The Republicans harvest their votes but have done a poor job responding to their needs. The leading lights of the party tend to be former College Republicans who have a more individualistic and even Randian worldview than most members of the working class. Most Republican presidential candidates, from George H.W. Bush to John McCain to Mitt Romney, emerge from an entirely different set of experiences.

Rick Santorum, as Brooks says, really does come from a Catholic working class background — and it shows in his legislative record (Brooks says, “While in Congress, he was a leader in nearly every serious piece of antipoverty legislation”). The cultural left absolutely despises Santorum for his conservative beliefs on same-sex marriage, which he has, alas, poorly articulated in the past. Santorum has also been harsh on Wall Street culture. Unfortunately, he is a hyper-hawk, as TAC’s Daniel Larison has mercilessly but helpfully chronicled. 

Nevertheless, I do strongly agree with Brooks that Santorum “represents sensibility and a viewpoint that is being suppressed by the political system.” Back in 2005, the Pew political typology indicated that the least representative viewpoints on the American spectrum were those most people identify as generally “liberal” and generically “conservative.” The great center of American politics, according to Pew’s finding, is socially conservative but economically “liberal” in the sense of being more or less skeptical of laissez-faire capitalism, and more open to a role for government in public life. Why is it being “suppressed”? I think part of the explanation is that the people who give money to both parties, and those who are most active in partisan causes, come from the extremes. Another part of the explanation is that Republicans and Democrats have gerrymandered Congressional districts such that the kinds of candidates who come out of them have a built-in reason to hew to partisan orthodoxies.

Plus, our media discourage complex thought; a decade ago, when I used to be on cable news channels from time to time, it was deeply frustrating how unwilling those programs were to facilitate an actual exchange of ideas.
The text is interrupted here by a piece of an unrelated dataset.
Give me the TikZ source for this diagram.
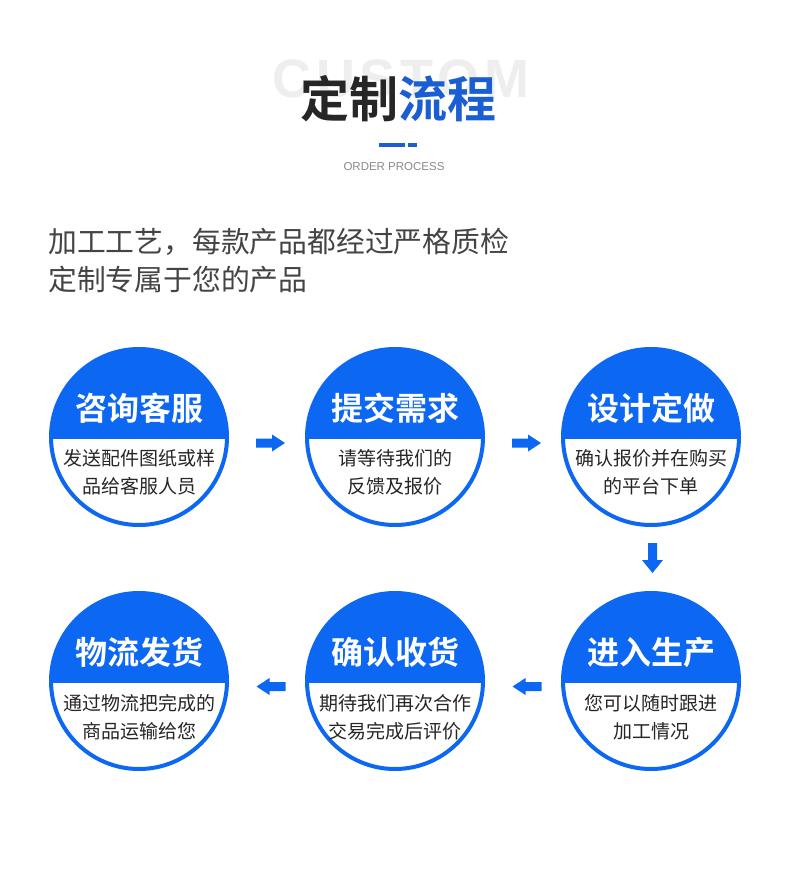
\documentclass[tikz,border=0pt]{standalone}
\usepackage{fontspec}
\usetikzlibrary{calc}
\newfontfamily\cjk{Noto Sans CJK SC}[BoldFont={Noto Sans CJK SC Bold}]
\newfontfamily\latinsans{Liberation Sans}
\newfontfamily\latinwide{Liberation Sans}[LetterSpace=9]
\definecolor{cblue}{HTML}{0C68F3}
\definecolor{tblue}{HTML}{1B5ED2}
\definecolor{ghost}{HTML}{EEEEEE}
\definecolor{bodygray}{HTML}{444444}
\definecolor{subgray}{HTML}{8A8A8A}
\definecolor{darktext}{HTML}{262626}
\tikzset{
  ring/.style={circle, minimum size=176pt, inner sep=0pt, draw=cblue, line width=4pt},
  stitle/.style={font=\cjk\bfseries\fontsize{32}{32}\selectfont, text=white, inner sep=0pt},
  sline/.style={font=\cjk\fontsize{19}{19}\selectfont, text=darktext, inner sep=0pt},
  barrow/.style={fill=cblue},
}
\newcommand\stepcirc[7]{%
  \coordinate (#1) at (#2,#3);
  \begin{scope}
    \clip (#1) circle (88pt);
    \fill[cblue] ($(#1)+(-95,-95)$) rectangle ($(#1)+(95,2)$);
  \end{scope}
  \node[ring] (#1ring) at (#1) {};
  \node[stitle] (#1t) at ($(#1)+(0,-29)$) {#5};
  \node[sline] (#1a) at ($(#1)+(0,#4)$) {#6};
  \node[sline] (#1b) at ($(#1)+(0,#4+28.5)$) {#7};
}
\begin{document}
\begin{tikzpicture}[x=1pt,y=-1pt]
\useasboundingbox (0,0) rectangle (790,875);
\fill[white] (0,0) rectangle (790,875);

% header
\node[font=\latinwide\bfseries\fontsize{54}{54}\selectfont, text=ghost, anchor=base, inner sep=0pt] (ghosttxt) at (401,97.5) {CUSTOM};
\node[font=\cjk\bfseries\fontsize{49}{49}\selectfont, text=darktext, inner sep=0pt] (title) at (398.5,99) {定制\textcolor{tblue}{流程}};
\fill[tblue] (379,143) rectangle (405,147);
\fill[tblue] (408,143) rectangle (417,147);
\node[font=\latinsans\fontsize{11.5}{11.5}\selectfont, text=subgray, inner sep=0pt] (order) at (394,167) {ORDER PROCESS};

% intro text
\node[font=\cjk\fontsize{28.8}{28.8}\selectfont, text=bodygray, anchor=west, inner sep=0pt] (intro1) at (48,242) {加工工艺，每款产品都经过严格质检};
\node[font=\cjk\fontsize{28.8}{28.8}\selectfont, text=bodygray, anchor=west, inner sep=0pt] (intro2) at (48,280) {定制专属于您的产品};

% steps
\stepcirc{s1}{139}{437}{21}{咨询客服}{发送配件图纸或样}{品给客服人员}
\stepcirc{s2}{395}{437}{21}{提交需求}{请等待我们的}{反馈及报价}
\stepcirc{s3}{651}{437}{21}{设计定做}{确认报价并在购买}{的平台下单}
\stepcirc{s4}{651}{681}{22}{进入生产}{您可以随时跟进}{加工情况}
\stepcirc{s5}{395}{681}{22}{确认收货}{期待我们再次合作}{交易完成后评价}
\stepcirc{s6}{139}{681}{22}{物流发货}{通过物流把完成的}{商品运输给您}

% block arrows
\fill[barrow, shift={(270.5,443)}] (-14.5,-4.5) -- (1.5,-4.5) -- (1.5,-8.5) -- (14.5,0) -- (1.5,8.5) -- (1.5,4.5) -- (-14.5,4.5) -- cycle;
\fill[barrow, shift={(526.5,443)}] (-14.5,-4.5) -- (1.5,-4.5) -- (1.5,-8.5) -- (14.5,0) -- (1.5,8.5) -- (1.5,4.5) -- (-14.5,4.5) -- cycle;
\fill[barrow, shift={(652.5,558)}] (-4.5,-15) -- (4.5,-15) -- (4.5,2) -- (10.5,2) -- (0,15) -- (-10.5,2) -- (-4.5,2) -- cycle;
\fill[barrow, shift={(527,686.5)}] (14.5,-4.5) -- (-1.5,-4.5) -- (-1.5,-8.5) -- (-14.5,0) -- (-1.5,8.5) -- (-1.5,4.5) -- (14.5,4.5) -- cycle;
\fill[barrow, shift={(271,686.5)}] (14.5,-4.5) -- (-1.5,-4.5) -- (-1.5,-8.5) -- (-14.5,0) -- (-1.5,8.5) -- (-1.5,4.5) -- (14.5,4.5) -- cycle;
\end{tikzpicture}
\end{document}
You were not expected to listen to your opponent and respond thoughtfully; you were only expected to listen to your opponent for the cue that it was time to start talking, repeating your predetermined talking points. That’s the sort of thing that made for a good guest in the Crossfire-ization of cable news. In turn, this teaches viewers to see politics as tribal warfare, and to consider the other guy’s point of view only as something to be crushed.
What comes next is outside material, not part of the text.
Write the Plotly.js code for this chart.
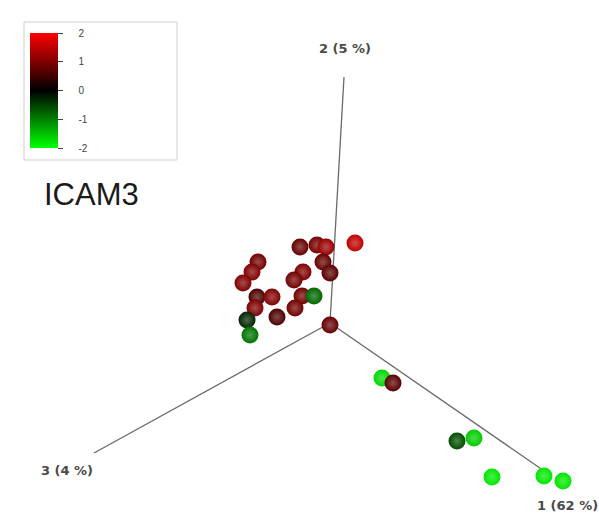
<!DOCTYPE html>
<html>
<head>
<meta charset="utf-8">
<script src="https://cdn.plot.ly/plotly-3.0.1.min.js"></script>
<style>html,body{margin:0;padding:0;background:#fff;}#chart{width:599px;height:513px;}</style>
</head>
<body>
<div id="chart"></div>
<script>
// Projected PCA positions and ICAM3 expression
const pcX = [330, 355, 300, 317, 326, 323, 330, 258, 252, 243, 303, 294, 257, 272, 302, 314, 255, 295, 277, 247, 250, 382, 393, 457, 474, 492, 544, 563];
const pcY = [325, 243, 247, 245, 247, 262, 273, 262, 272, 283, 272, 280, 297, 297, 296, 296, 308, 308, 317, 320, 335, 378, 383, 441, 438, 477, 476, 481];
const icam3 = [0.8, 1.5, 0.8, 0.9, 1.2, 0.8, 0.7, 0.9, 1.0, 1.0, 1.0, 0.9, 0.6, 1.0, 0.9, -0.8, 1.0, 0.9, 0.6, -0.3, -0.9, -1.7, 0.7, -0.6, -1.6, -1.8, -1.8, -1.8];

// Axis end points (origin and tips) and labels
const axOrigin = [330, 323];
const axTipX = [550, 344, 94];
const axTipY = [475, 77, 453];
const axLabels = ['1 (62 %)', '2 (5 %)', '3 (4 %)'];
const axLabelX = [567, 345, 67];
const axLabelY = [505, 48, 470];
const cbTicks = [2, 1, 0, -1, -2];

function colorFor(v) {
  const t = Math.max(-1, Math.min(1, v / 2));
  if (t >= 0) return [Math.round(255 * t), 0, 0];
  return [0, Math.round(255 * -t), 0];
}
function light(v) {
  const c = colorFor(v);
  const m = c.map(x => Math.round(x + (255 - x) * 0.3));
  return 'rgb(' + m.join(',') + ')';
}

const traces = [];
const lineX = [], lineY = [];
for (let i = 0; i < 3; i++) {
  lineX.push(axOrigin[0], axTipX[i], null);
  lineY.push(axOrigin[1], axTipY[i], null);
}
traces.push({
  x: lineX, y: lineY, mode: 'lines', type: 'scatter',
  line: {color: '#6a6a6a', width: 1.3}, hoverinfo: 'skip', showlegend: false
});
traces.push({
  x: pcX, y: pcY, mode: 'markers', type: 'scatter', showlegend: false,
  marker: {
    size: 17, color: icam3, cmin: -2, cmax: 2,
    colorscale: [[0, '#00ff00'], [0.5, '#000000'], [1, '#ff0000']],
    gradient: {type: 'radial', color: icam3.map(light)},
    line: {width: 0},
    showscale: true,
    colorbar: {
      x: 30 / 599, xanchor: 'left', xref: 'paper',
      y: 1 - 33 / 513, yanchor: 'top',
      len: 115, lenmode: 'pixels', thickness: 28, thicknessmode: 'pixels',
      outlinewidth: 0, ticks: 'outside', ticklen: 5, tickcolor: '#444',
      tickvals: cbTicks, ticktext: cbTicks.map(v => '\u00a0\u00a0\u00a0\u00a0\u00a0' + v),
      tickfont: {family: 'Liberation Sans, Arial, sans-serif', size: 10, color: '#444'},
      xpad: 0, ypad: 0, bgcolor: 'rgba(0,0,0,0)'
    }
  }
});

const annotations = axLabels.map((t, i) => ({
  x: axLabelX[i], y: axLabelY[i], xref: 'x', yref: 'y', text: '<b>' + t + '</b>',
  xanchor: 'center', yanchor: 'middle',
  showarrow: false, font: {family: 'DejaVu Sans, sans-serif', size: 13, color: '#4a4a4a'}
}));
annotations.push({
  x: 91 / 599, y: 1 - 195 / 513, xref: 'paper', yref: 'paper', text: 'ICAM3',
  xanchor: 'center', yanchor: 'middle',
  showarrow: false, font: {family: 'Liberation Sans, Arial, sans-serif', size: 31, color: '#1a1a1a'}
});

const layout = {
  width: 599, height: 513,
  margin: {l: 0, r: 0, t: 0, b: 0},
  paper_bgcolor: '#fff', plot_bgcolor: '#fff',
  xaxis: {range: [0, 599], visible: false, fixedrange: true},
  yaxis: {range: [513, 0], visible: false, fixedrange: true},
  annotations: annotations,
  shapes: [{
    type: 'rect', xref: 'paper', yref: 'paper',
    x0: 24 / 599, x1: 177 / 599, y0: 1 - 160 / 513, y1: 1 - 22 / 513,
    line: {color: '#cfcfcf', width: 1}, fillcolor: 'rgba(0,0,0,0)', layer: 'below'
  }]
};

Plotly.newPlot('chart', traces, layout, {displayModeBar: false, staticPlot: true});
</script>
</body>
</html>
So you get a guy like Santorum, or Huckabee, or Buchanan, and nobody really knows what to make of them. Remember how the GOP establishment media went after Huckabee as if he were some sort of hayseed, simply because he questioned the immaculate conception of finance and big business? Similarly with Buchanan. In a related way (though he’s a rather different case), this is what they’re doing with Ron Paul, who doesn’t fit neatly into the prepared categories.

I find Santorum’s foreign policy views far too radical and wrongheaded for my taste, but I would be quite pleased if Santorum and Paul did well tonight, if only because I would very much like to see a kind of conservative politics that has more to do, broadly, with Catholic social teaching than with the College Republicans. Plus, as Brooks pithily puts it, referring to the likely November showdown between Barack Obama and Mitt Romney:

The country doesn’t want an election that is Harvard Law versus Harvard Law.

That’s what it’s almost certainly going to get. Why does it have to be that way?